In triangle `A B C ,2a csin(1/2(A-B+C))` is equal to `a^2+b^2-c^2` (b) `c^2+a^2-b^2` `b^2-c^2-a^2` (d) `c^2-a^2-b^2`

To solve the problem, we need to show that in triangle \( ABC \), the expression \( 2a c \sin\left(\frac{1}{2}(A - B + C)\right) \) is equal to \( c^2 + a^2 - b^2 \). ### Step-by-Step Solution: 1. **Understand the Angles in Triangle**: We know that in any triangle, the sum of the angles is \( 180^\circ \).

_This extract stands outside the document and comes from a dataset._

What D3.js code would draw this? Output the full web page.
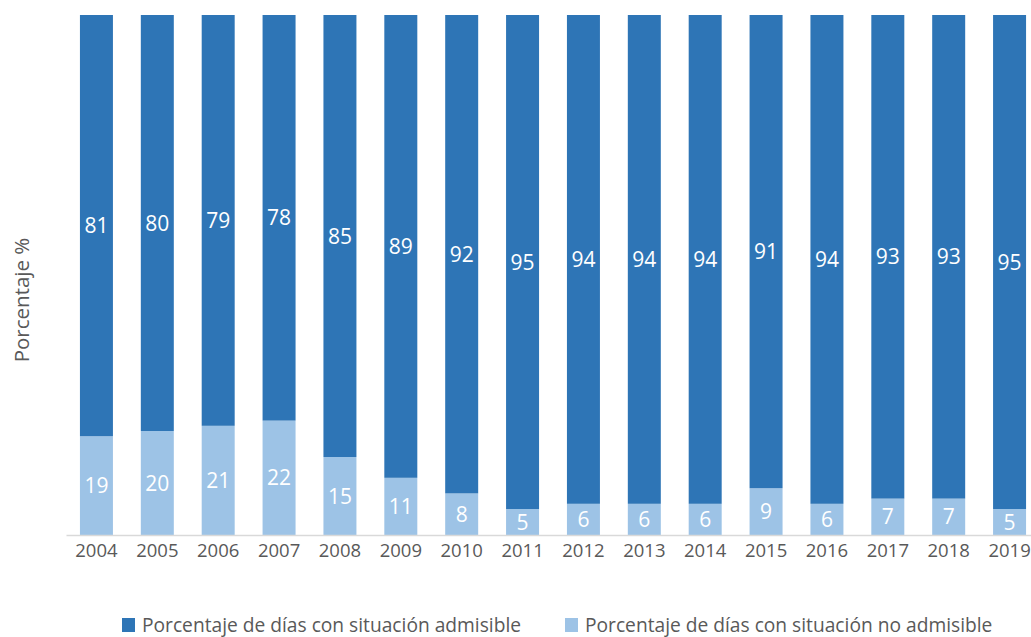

Therefore, we can express \( A + B + C = 180^\circ \). From this, we can derive: \[ A + C = 180^\circ - B \] 2. **Rearranging the Angles**: We can rearrange the above equation to find: \[ A + C - B = 180^\circ - 2B \] 3. **Using the Sine Function**: We need to evaluate \( 2a c \sin\left(\frac{1}{2}(A - B + C)\right) \). We can substitute for \( A + C - B \): \[ 2a c \sin\left(\frac{1}{2}(A - B + C)\right) = 2a c \sin\left(\frac{1}{2}(180^\circ - 2B)\right) \] 4. **Applying the Sine Identity**: Using the sine identity \( \sin(90^\circ - x) = \cos(x) \), we have: \[ \sin\left(\frac{1}{2}(180^\circ - 2B)\right) = \cos(B) \] Therefore, we can rewrite our expression as: \[ 2a c \cos(B) \] 5. **Using the Cosine Rule**: According to the cosine rule, we know: \[ \cos(B) = \frac{a^2 + c^2 - b^2}{2ac} \] Substituting this into our expression gives: \[ 2a c \cos(B) = 2a c \left(\frac{a^2 + c^2 - b^2}{2ac}\right) \] 6. **Simplifying the Expression**: The \( 2ac \) in the numerator and denominator cancels out: \[ 2a c \cdot \frac{a^2 + c^2 - b^2}{2ac} = a^2 + c^2 - b^2 \] 7. **Final Result**: Thus, we have shown that: \[ 2a c \sin\left(\frac{1}{2}(A - B + C)\right) = a^2 + c^2 - b^2 \] ### Conclusion: The correct answer is \( c^2 + a^2 - b^2 \), which corresponds to option (b).